REQUIRED TASK -
Transcribe the material word for word, but without the images.
━━━
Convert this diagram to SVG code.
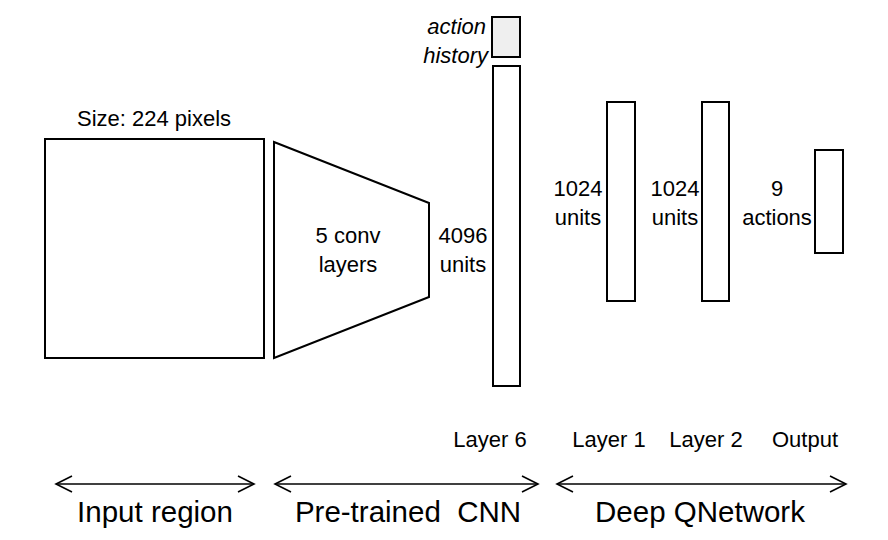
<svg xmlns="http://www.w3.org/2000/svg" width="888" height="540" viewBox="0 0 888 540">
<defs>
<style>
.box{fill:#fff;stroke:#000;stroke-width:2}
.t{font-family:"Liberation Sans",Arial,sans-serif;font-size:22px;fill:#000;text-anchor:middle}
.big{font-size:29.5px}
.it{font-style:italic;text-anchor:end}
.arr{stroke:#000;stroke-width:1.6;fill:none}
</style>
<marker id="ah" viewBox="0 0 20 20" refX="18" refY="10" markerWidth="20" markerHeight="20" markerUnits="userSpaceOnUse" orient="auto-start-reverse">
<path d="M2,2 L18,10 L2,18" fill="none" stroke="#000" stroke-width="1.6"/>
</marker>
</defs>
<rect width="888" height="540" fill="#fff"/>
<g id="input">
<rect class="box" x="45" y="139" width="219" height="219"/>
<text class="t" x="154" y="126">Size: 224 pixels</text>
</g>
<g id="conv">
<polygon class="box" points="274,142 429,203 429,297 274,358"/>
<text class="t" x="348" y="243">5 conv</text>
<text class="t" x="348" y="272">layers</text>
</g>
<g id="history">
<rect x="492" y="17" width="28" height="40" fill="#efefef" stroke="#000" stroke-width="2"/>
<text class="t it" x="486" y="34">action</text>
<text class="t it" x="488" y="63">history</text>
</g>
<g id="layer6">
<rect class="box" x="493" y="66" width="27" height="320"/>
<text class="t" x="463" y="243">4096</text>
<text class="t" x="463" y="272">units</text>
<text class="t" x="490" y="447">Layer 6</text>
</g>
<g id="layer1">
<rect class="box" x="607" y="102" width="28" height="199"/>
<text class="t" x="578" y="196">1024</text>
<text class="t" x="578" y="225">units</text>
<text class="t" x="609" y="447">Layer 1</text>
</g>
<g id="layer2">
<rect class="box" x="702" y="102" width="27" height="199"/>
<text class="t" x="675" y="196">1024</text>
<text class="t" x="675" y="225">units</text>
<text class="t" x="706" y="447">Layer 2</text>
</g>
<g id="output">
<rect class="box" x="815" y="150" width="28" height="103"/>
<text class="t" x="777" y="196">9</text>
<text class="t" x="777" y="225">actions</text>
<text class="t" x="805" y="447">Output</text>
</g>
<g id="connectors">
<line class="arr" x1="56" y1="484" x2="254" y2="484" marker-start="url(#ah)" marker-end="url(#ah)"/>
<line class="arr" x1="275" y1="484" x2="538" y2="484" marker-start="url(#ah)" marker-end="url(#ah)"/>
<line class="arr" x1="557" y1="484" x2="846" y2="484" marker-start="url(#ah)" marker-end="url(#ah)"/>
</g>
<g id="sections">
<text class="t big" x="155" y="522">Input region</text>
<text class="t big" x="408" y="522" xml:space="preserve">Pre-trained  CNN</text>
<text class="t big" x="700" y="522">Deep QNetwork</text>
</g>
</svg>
━━━
ANSWER -
Convert this diagram to SVG code.
<svg xmlns="http://www.w3.org/2000/svg" width="888" height="540" viewBox="0 0 888 540">
<defs>
<style>
.box{fill:#fff;stroke:#000;stroke-width:2}
.t{font-family:"Liberation Sans",Arial,sans-serif;font-size:22px;fill:#000;text-anchor:middle}
.big{font-size:29.5px}
.it{font-style:italic;text-anchor:end}
.arr{stroke:#000;stroke-width:1.6;fill:none}
</style>
<marker id="ah" viewBox="0 0 20 20" refX="18" refY="10" markerWidth="20" markerHeight="20" markerUnits="userSpaceOnUse" orient="auto-start-reverse">
<path d="M2,2 L18,10 L2,18" fill="none" stroke="#000" stroke-width="1.6"/>
</marker>
</defs>
<rect width="888" height="540" fill="#fff"/>
<g id="input">
<rect class="box" x="45" y="139" width="219" height="219"/>
<text class="t" x="154" y="126">Size: 224 pixels</text>
</g>
<g id="conv">
<polygon class="box" points="274,142 429,203 429,297 274,358"/>
<text class="t" x="348" y="243">5 conv</text>
<text class="t" x="348" y="272">layers</text>
</g>
<g id="history">
<rect x="492" y="17" width="28" height="40" fill="#efefef" stroke="#000" stroke-width="2"/>
<text class="t it" x="486" y="34">action</text>
<text class="t it" x="488" y="63">history</text>
</g>
<g id="layer6">
<rect class="box" x="493" y="66" width="27" height="320"/>
<text class="t" x="463" y="243">4096</text>
<text class="t" x="463" y="272">units</text>
<text class="t" x="490" y="447">Layer 6</text>
</g>
<g id="layer1">
<rect class="box" x="607" y="102" width="28" height="199"/>
<text class="t" x="578" y="196">1024</text>
<text class="t" x="578" y="225">units</text>
<text class="t" x="609" y="447">Layer 1</text>
</g>
<g id="layer2">
<rect class="box" x="702" y="102" width="27" height="199"/>
<text class="t" x="675" y="196">1024</text>
<text class="t" x="675" y="225">units</text>
<text class="t" x="706" y="447">Layer 2</text>
</g>
<g id="output">
<rect class="box" x="815" y="150" width="28" height="103"/>
<text class="t" x="777" y="196">9</text>
<text class="t" x="777" y="225">actions</text>
<text class="t" x="805" y="447">Output</text>
</g>
<g id="connectors">
<line class="arr" x1="56" y1="484" x2="254" y2="484" marker-start="url(#ah)" marker-end="url(#ah)"/>
<line class="arr" x1="275" y1="484" x2="538" y2="484" marker-start="url(#ah)" marker-end="url(#ah)"/>
<line class="arr" x1="557" y1="484" x2="846" y2="484" marker-start="url(#ah)" marker-end="url(#ah)"/>
</g>
<g id="sections">
<text class="t big" x="155" y="522">Input region</text>
<text class="t big" x="408" y="522" xml:space="preserve">Pre-trained  CNN</text>
<text class="t big" x="700" y="522">Deep QNetwork</text>
</g>
</svg>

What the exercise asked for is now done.